BALTIMORE — The nation's Roman Catholic bishops on Monday urged President-elect Donald Trump to adopt humane policies toward immigrants and refugees, as church leaders begin navigating what will likely be a complex relationship with the new administration.
Meeting just days after the election, the U.S. Conference of Catholic Bishops said serving people fleeing violence and conflict "is part of our identity as Catholics" and pledged to continue this ministry.
"We stand ready to work with a new administration to continue to ensure that refugees are humanely welcomed without sacrificing our security or our core values as Americans. A duty to welcome and protect newcomers, particularly refugees, is an integral part of our mission to help our neighbors in need," the bishops said.

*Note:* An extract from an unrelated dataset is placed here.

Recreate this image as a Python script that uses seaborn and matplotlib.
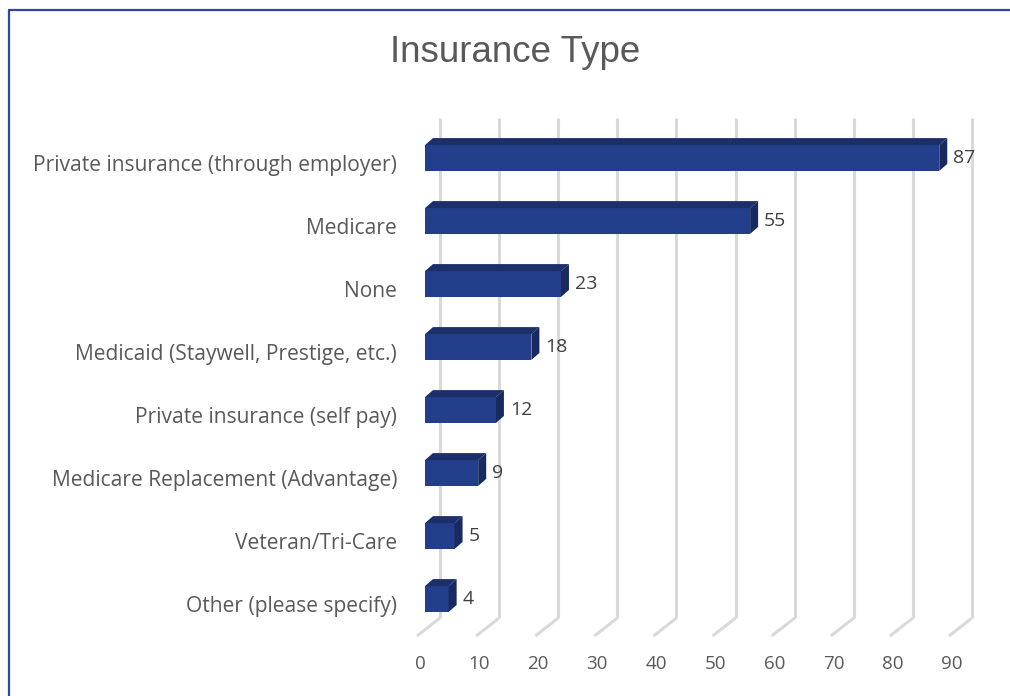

Trump had said during the campaign that he would build a wall on the U.S.-Mexico border and immediately deport all 11 million people in the country illegally, though he later distanced himself from that position. In an interview that aired Sunday on CBS' "60 Minutes," he said he would focus on deporting people with criminal records beyond their immigrant status, "probably two million, it could even be three million." The Obama administration has deported more than 2.5 million people since taking office in 2009, according to the Homeland Security Department.
Trump also told "60 Minutes" that his promised solid border wall might look more like a fence in spots. House Speaker Paul Ryan rejected any "deportation force" targeting people in the country illegally.
In a speech at the Baltimore assembly, Archbishop Joseph Kurtz, president of the bishops' conference, underscored that protecting refugees would remain a priority. He also highlighted an area where the bishops may find more common ground with Trump. Kurtz noted the importance of conscience rights for people who do not want to recognize same-sex marriage or comply with other laws they consider immoral. Trump has pledged to appoint anti-abortion justices to the U.S. Supreme Court and protect religious liberty.
"Don't allow government to define what integrity of faith means," Kurtz said. Dozens of dioceses and Catholic charities sued President Barack Obama over the Affordable Care Act requirement that employers provide coverage for birth control.
On Tuesday, the bishops meeting will elect Kurtz' successor, who will become lead representative from the conference to the Trump administration. After being on the defensive with Obama over abortion, LGBT rights and other issues, some conservative Catholics are optimistic about the chances for a rollback on some policies, such as the birth control rule.
Still, they are deeply concerned about the plight of immigrants after a brutal election in which Trump called Mexican immigrants rapists and criminals and urged a ban on Muslims entering the U.S. although he later watered down that proposal. American Catholics have a vast network of aid programs for immigrants and refugees, and Pope Francis has put the issue at the core of his pontificate. About 4 in 10 U.S. Catholics are Latino and Hispanics are already a majority in several dioceses.
Archbishop Joseph Tobin of Indianapolis had opposed a request from Indiana Gov. Mike Pence, now the vice-president elect, that the Catholic church stop settling Syrian refugees in the state. Tobin will be made a cardinal Sunday by the pope.
"We've just begun a conversation about how we're going to move forward," under Trump, said Bishop Christopher Coyne of Burlington, Vermont. Coyne said the bishops have known how to deal with Democrats and Republicans previously in the White House, but "this election has thrown all that out the window."
Los Angeles Archbishop Jose Gomez, whose archdiocese is about 70 percent Latino, held a prayer service a few days ago to calm parishioners fearful of potential deportation. "They don't know what to make of it, especially many of them who have been here for a long time and they have families," Gomez said.
Archbishop Thomas Wenski of Miami has tried to reassure local Catholics by pointing back to the 1980s, when Ronald Reagan was first elected, and panic spread through the Haitian community. Reagan eventually signed immigration reform that enhanced border security, but also created an opening for some immigrants to stay in the U.S. who had entered the country illegally.
"It's time to take a deep breath and continue our advocacy," Wenski said. "If they're going to build a wall, we're going to have to be sure they put some doors in that wall."